What is required:
Can you transcribe every line exactly and leave the pictures behind?

[Entries with chart source code]
+-------+

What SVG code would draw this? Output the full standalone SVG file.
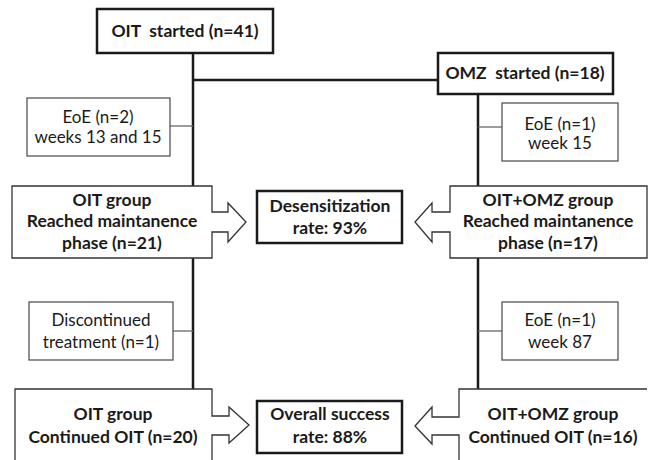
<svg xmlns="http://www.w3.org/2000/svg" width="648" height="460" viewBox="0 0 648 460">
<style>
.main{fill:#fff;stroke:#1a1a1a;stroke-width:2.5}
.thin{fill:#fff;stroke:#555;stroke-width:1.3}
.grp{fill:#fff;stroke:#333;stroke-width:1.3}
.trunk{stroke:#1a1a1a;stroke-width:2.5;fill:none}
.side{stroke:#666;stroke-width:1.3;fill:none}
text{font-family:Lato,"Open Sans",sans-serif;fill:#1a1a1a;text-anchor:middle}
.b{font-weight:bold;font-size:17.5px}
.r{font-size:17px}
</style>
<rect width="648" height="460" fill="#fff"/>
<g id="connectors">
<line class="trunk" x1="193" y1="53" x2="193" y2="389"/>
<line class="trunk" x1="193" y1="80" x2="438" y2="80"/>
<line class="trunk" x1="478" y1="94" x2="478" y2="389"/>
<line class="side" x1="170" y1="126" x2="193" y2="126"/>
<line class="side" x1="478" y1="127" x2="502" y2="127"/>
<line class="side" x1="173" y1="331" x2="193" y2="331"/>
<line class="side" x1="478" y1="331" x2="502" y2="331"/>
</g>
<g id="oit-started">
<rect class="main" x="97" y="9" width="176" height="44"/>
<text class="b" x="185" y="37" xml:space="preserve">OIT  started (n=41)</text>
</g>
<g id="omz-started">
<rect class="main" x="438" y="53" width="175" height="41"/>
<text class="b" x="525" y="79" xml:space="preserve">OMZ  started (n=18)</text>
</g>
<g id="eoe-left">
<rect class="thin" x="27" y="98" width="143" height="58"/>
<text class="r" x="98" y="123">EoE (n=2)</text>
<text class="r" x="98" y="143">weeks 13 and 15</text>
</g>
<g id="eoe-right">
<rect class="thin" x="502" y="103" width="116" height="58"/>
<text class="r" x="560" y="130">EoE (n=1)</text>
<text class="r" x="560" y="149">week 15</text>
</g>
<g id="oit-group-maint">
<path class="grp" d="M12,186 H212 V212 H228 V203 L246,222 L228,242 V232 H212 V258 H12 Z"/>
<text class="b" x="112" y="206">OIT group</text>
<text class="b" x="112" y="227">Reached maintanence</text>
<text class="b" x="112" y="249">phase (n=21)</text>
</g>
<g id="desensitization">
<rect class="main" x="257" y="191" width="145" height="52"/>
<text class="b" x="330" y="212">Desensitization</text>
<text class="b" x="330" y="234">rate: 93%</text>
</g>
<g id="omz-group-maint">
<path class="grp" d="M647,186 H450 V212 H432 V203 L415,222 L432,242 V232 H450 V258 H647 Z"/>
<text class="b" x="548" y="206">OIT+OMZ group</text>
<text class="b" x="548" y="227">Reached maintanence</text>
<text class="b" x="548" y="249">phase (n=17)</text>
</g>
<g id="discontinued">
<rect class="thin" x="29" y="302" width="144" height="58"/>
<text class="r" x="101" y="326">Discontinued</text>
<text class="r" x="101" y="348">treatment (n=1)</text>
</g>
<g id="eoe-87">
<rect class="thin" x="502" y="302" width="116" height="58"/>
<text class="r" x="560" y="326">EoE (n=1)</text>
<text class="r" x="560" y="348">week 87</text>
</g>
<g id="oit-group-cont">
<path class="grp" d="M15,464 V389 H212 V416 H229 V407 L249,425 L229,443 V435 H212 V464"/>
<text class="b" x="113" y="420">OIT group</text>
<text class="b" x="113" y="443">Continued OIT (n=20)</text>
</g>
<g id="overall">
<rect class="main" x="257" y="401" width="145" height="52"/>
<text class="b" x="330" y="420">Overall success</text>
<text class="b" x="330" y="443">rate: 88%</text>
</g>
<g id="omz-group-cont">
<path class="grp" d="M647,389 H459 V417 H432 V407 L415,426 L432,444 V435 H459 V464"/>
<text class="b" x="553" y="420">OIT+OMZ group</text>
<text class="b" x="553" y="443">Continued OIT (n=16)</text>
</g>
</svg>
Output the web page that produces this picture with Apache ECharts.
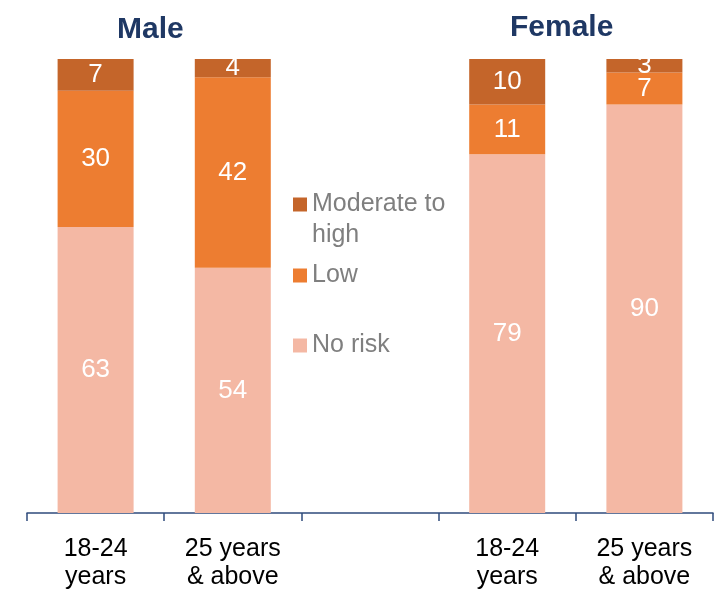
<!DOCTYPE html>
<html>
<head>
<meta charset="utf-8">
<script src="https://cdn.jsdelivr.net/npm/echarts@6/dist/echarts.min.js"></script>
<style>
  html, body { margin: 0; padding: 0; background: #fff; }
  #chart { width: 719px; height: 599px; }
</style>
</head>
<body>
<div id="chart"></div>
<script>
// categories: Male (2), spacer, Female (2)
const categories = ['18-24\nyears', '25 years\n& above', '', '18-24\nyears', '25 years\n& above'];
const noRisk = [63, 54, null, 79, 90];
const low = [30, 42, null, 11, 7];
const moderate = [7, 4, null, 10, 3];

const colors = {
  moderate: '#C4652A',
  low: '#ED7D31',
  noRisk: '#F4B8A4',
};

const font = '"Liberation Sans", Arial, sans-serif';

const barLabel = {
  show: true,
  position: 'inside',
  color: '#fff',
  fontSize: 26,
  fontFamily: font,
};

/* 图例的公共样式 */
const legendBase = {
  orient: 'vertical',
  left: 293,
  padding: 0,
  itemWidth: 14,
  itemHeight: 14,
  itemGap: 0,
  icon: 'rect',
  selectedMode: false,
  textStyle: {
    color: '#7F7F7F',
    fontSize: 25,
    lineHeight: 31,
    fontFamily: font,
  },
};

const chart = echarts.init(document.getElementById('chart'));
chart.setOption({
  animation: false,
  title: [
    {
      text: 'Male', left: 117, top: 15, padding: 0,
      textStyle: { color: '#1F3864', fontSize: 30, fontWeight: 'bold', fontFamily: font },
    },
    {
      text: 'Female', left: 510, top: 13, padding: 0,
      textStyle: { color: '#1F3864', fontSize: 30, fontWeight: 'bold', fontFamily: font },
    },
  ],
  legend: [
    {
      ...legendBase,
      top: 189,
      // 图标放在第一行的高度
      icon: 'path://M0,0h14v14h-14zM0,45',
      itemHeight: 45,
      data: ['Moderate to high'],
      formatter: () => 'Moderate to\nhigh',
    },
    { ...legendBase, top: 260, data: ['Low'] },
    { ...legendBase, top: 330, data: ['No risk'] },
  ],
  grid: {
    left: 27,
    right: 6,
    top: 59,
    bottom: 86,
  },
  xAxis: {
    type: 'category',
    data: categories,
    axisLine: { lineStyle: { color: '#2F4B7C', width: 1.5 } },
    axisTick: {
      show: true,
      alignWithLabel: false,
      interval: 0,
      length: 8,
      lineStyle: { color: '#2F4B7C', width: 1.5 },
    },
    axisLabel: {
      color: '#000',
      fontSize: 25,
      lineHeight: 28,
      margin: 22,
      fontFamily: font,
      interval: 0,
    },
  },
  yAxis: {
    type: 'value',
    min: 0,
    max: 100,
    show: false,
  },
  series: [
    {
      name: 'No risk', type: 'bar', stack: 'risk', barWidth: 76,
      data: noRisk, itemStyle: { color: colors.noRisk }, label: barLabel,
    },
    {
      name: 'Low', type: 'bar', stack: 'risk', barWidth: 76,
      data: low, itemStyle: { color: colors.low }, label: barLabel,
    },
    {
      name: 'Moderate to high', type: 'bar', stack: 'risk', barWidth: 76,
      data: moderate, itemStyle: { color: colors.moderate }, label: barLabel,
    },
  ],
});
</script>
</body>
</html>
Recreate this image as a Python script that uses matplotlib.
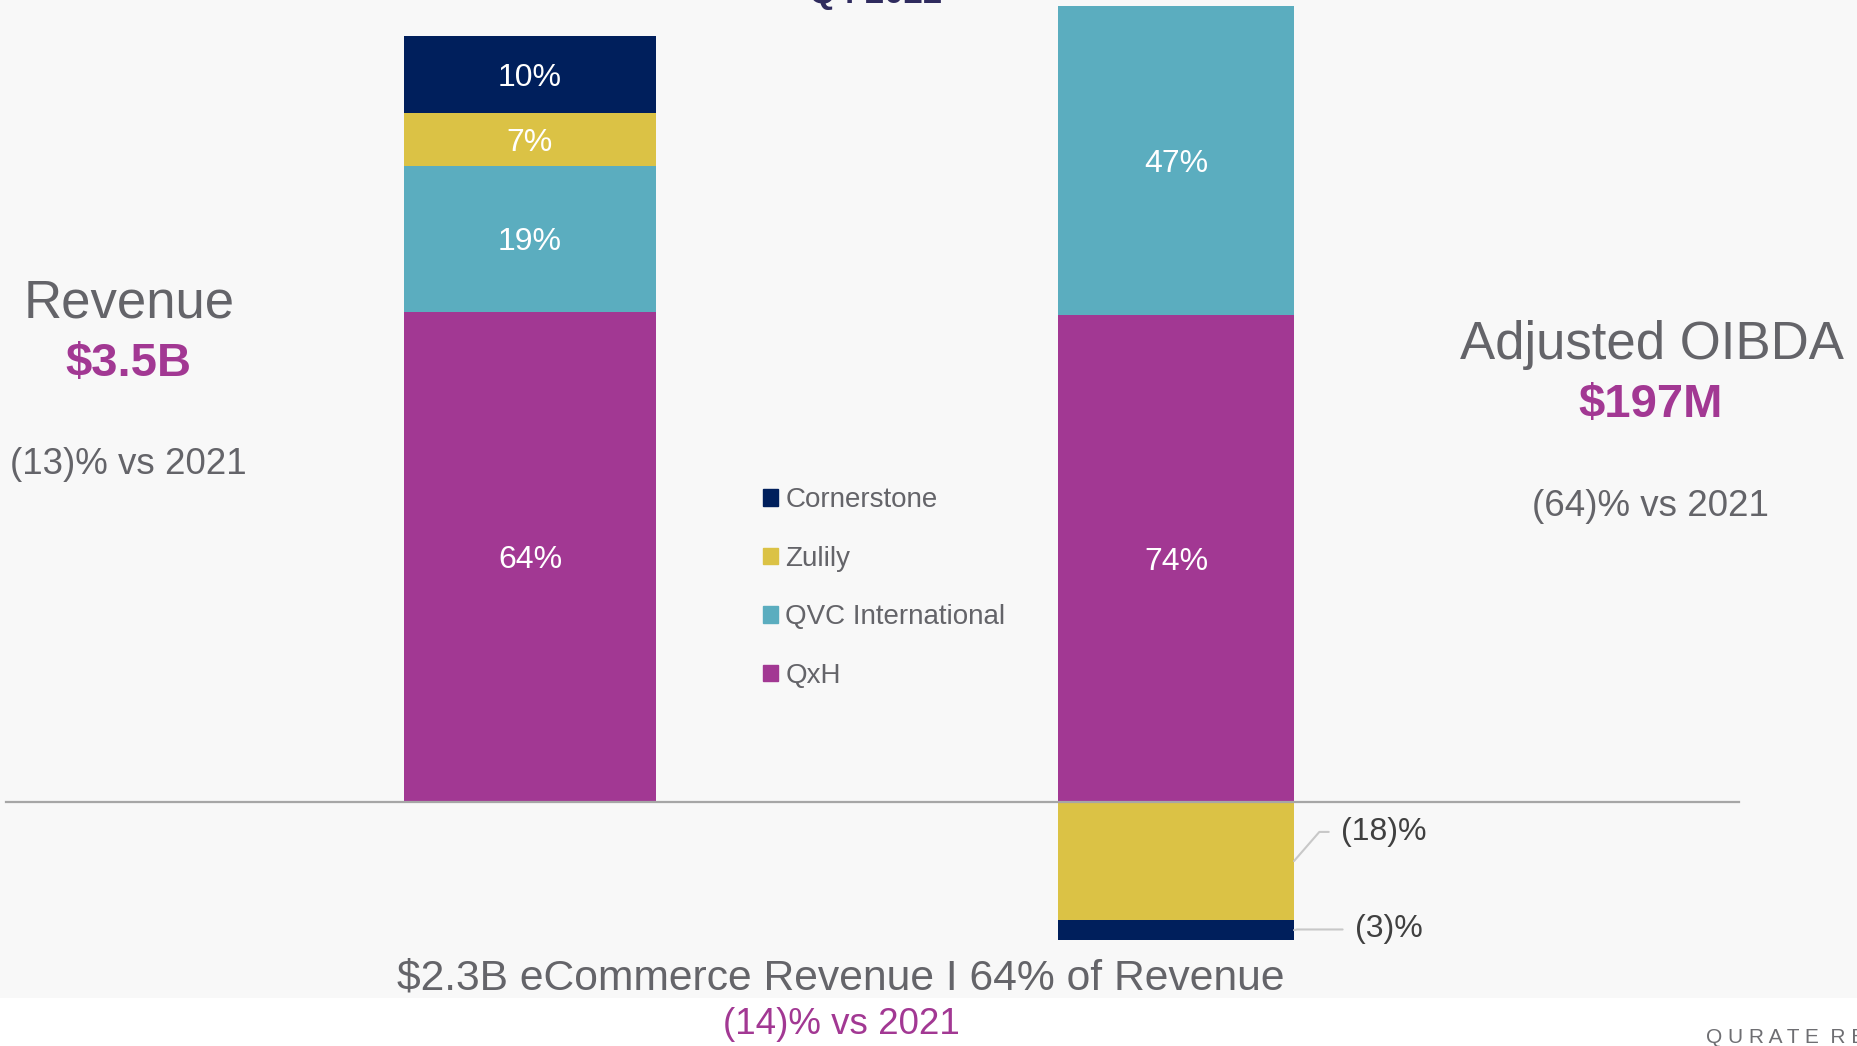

+-------+

Written solution:
What SVG code would draw this? Output the full standalone SVG file.
<svg xmlns="http://www.w3.org/2000/svg" width="648" height="460" viewBox="0 0 648 460">
<style>
.main{fill:#fff;stroke:#1a1a1a;stroke-width:2.5}
.thin{fill:#fff;stroke:#555;stroke-width:1.3}
.grp{fill:#fff;stroke:#333;stroke-width:1.3}
.trunk{stroke:#1a1a1a;stroke-width:2.5;fill:none}
.side{stroke:#666;stroke-width:1.3;fill:none}
text{font-family:Lato,"Open Sans",sans-serif;fill:#1a1a1a;text-anchor:middle}
.b{font-weight:bold;font-size:17.5px}
.r{font-size:17px}
</style>
<rect width="648" height="460" fill="#fff"/>
<g id="connectors">
<line class="trunk" x1="193" y1="53" x2="193" y2="389"/>
<line class="trunk" x1="193" y1="80" x2="438" y2="80"/>
<line class="trunk" x1="478" y1="94" x2="478" y2="389"/>
<line class="side" x1="170" y1="126" x2="193" y2="126"/>
<line class="side" x1="478" y1="127" x2="502" y2="127"/>
<line class="side" x1="173" y1="331" x2="193" y2="331"/>
<line class="side" x1="478" y1="331" x2="502" y2="331"/>
</g>
<g id="oit-started">
<rect class="main" x="97" y="9" width="176" height="44"/>
<text class="b" x="185" y="37" xml:space="preserve">OIT  started (n=41)</text>
</g>
<g id="omz-started">
<rect class="main" x="438" y="53" width="175" height="41"/>
<text class="b" x="525" y="79" xml:space="preserve">OMZ  started (n=18)</text>
</g>
<g id="eoe-left">
<rect class="thin" x="27" y="98" width="143" height="58"/>
<text class="r" x="98" y="123">EoE (n=2)</text>
<text class="r" x="98" y="143">weeks 13 and 15</text>
</g>
<g id="eoe-right">
<rect class="thin" x="502" y="103" width="116" height="58"/>
<text class="r" x="560" y="130">EoE (n=1)</text>
<text class="r" x="560" y="149">week 15</text>
</g>
<g id="oit-group-maint">
<path class="grp" d="M12,186 H212 V212 H228 V203 L246,222 L228,242 V232 H212 V258 H12 Z"/>
<text class="b" x="112" y="206">OIT group</text>
<text class="b" x="112" y="227">Reached maintanence</text>
<text class="b" x="112" y="249">phase (n=21)</text>
</g>
<g id="desensitization">
<rect class="main" x="257" y="191" width="145" height="52"/>
<text class="b" x="330" y="212">Desensitization</text>
<text class="b" x="330" y="234">rate: 93%</text>
</g>
<g id="omz-group-maint">
<path class="grp" d="M647,186 H450 V212 H432 V203 L415,222 L432,242 V232 H450 V258 H647 Z"/>
<text class="b" x="548" y="206">OIT+OMZ group</text>
<text class="b" x="548" y="227">Reached maintanence</text>
<text class="b" x="548" y="249">phase (n=17)</text>
</g>
<g id="discontinued">
<rect class="thin" x="29" y="302" width="144" height="58"/>
<text class="r" x="101" y="326">Discontinued</text>
<text class="r" x="101" y="348">treatment (n=1)</text>
</g>
<g id="eoe-87">
<rect class="thin" x="502" y="302" width="116" height="58"/>
<text class="r" x="560" y="326">EoE (n=1)</text>
<text class="r" x="560" y="348">week 87</text>
</g>
<g id="oit-group-cont">
<path class="grp" d="M15,464 V389 H212 V416 H229 V407 L249,425 L229,443 V435 H212 V464"/>
<text class="b" x="113" y="420">OIT group</text>
<text class="b" x="113" y="443">Continued OIT (n=20)</text>
</g>
<g id="overall">
<rect class="main" x="257" y="401" width="145" height="52"/>
<text class="b" x="330" y="420">Overall success</text>
<text class="b" x="330" y="443">rate: 88%</text>
</g>
<g id="omz-group-cont">
<path class="grp" d="M647,389 H459 V417 H432 V407 L415,426 L432,444 V435 H459 V464"/>
<text class="b" x="553" y="420">OIT+OMZ group</text>
<text class="b" x="553" y="443">Continued OIT (n=16)</text>
</g>
</svg>
Output the web page that produces this picture with Apache ECharts.
<!DOCTYPE html>
<html>
<head>
<meta charset="utf-8">
<script src="https://cdn.jsdelivr.net/npm/echarts@6/dist/echarts.min.js"></script>
<style>
  html, body { margin: 0; padding: 0; background: #fff; }
  #chart { width: 719px; height: 599px; }
</style>
</head>
<body>
<div id="chart"></div>
<script>
// categories: Male (2), spacer, Female (2)
const categories = ['18-24\nyears', '25 years\n& above', '', '18-24\nyears', '25 years\n& above'];
const noRisk = [63, 54, null, 79, 90];
const low = [30, 42, null, 11, 7];
const moderate = [7, 4, null, 10, 3];

const colors = {
  moderate: '#C4652A',
  low: '#ED7D31',
  noRisk: '#F4B8A4',
};

const font = '"Liberation Sans", Arial, sans-serif';

const barLabel = {
  show: true,
  position: 'inside',
  color: '#fff',
  fontSize: 26,
  fontFamily: font,
};

/* 图例的公共样式 */
const legendBase = {
  orient: 'vertical',
  left: 293,
  padding: 0,
  itemWidth: 14,
  itemHeight: 14,
  itemGap: 0,
  icon: 'rect',
  selectedMode: false,
  textStyle: {
    color: '#7F7F7F',
    fontSize: 25,
    lineHeight: 31,
    fontFamily: font,
  },
};

const chart = echarts.init(document.getElementById('chart'));
chart.setOption({
  animation: false,
  title: [
    {
      text: 'Male', left: 117, top: 15, padding: 0,
      textStyle: { color: '#1F3864', fontSize: 30, fontWeight: 'bold', fontFamily: font },
    },
    {
      text: 'Female', left: 510, top: 13, padding: 0,
      textStyle: { color: '#1F3864', fontSize: 30, fontWeight: 'bold', fontFamily: font },
    },
  ],
  legend: [
    {
      ...legendBase,
      top: 189,
      // 图标放在第一行的高度
      icon: 'path://M0,0h14v14h-14zM0,45',
      itemHeight: 45,
      data: ['Moderate to high'],
      formatter: () => 'Moderate to\nhigh',
    },
    { ...legendBase, top: 260, data: ['Low'] },
    { ...legendBase, top: 330, data: ['No risk'] },
  ],
  grid: {
    left: 27,
    right: 6,
    top: 59,
    bottom: 86,
  },
  xAxis: {
    type: 'category',
    data: categories,
    axisLine: { lineStyle: { color: '#2F4B7C', width: 1.5 } },
    axisTick: {
      show: true,
      alignWithLabel: false,
      interval: 0,
      length: 8,
      lineStyle: { color: '#2F4B7C', width: 1.5 },
    },
    axisLabel: {
      color: '#000',
      fontSize: 25,
      lineHeight: 28,
      margin: 22,
      fontFamily: font,
      interval: 0,
    },
  },
  yAxis: {
    type: 'value',
    min: 0,
    max: 100,
    show: false,
  },
  series: [
    {
      name: 'No risk', type: 'bar', stack: 'risk', barWidth: 76,
      data: noRisk, itemStyle: { color: colors.noRisk }, label: barLabel,
    },
    {
      name: 'Low', type: 'bar', stack: 'risk', barWidth: 76,
      data: low, itemStyle: { color: colors.low }, label: barLabel,
    },
    {
      name: 'Moderate to high', type: 'bar', stack: 'risk', barWidth: 76,
      data: moderate, itemStyle: { color: colors.moderate }, label: barLabel,
    },
  ],
});
</script>
</body>
</html>
Recreate this image as a Python script that uses matplotlib.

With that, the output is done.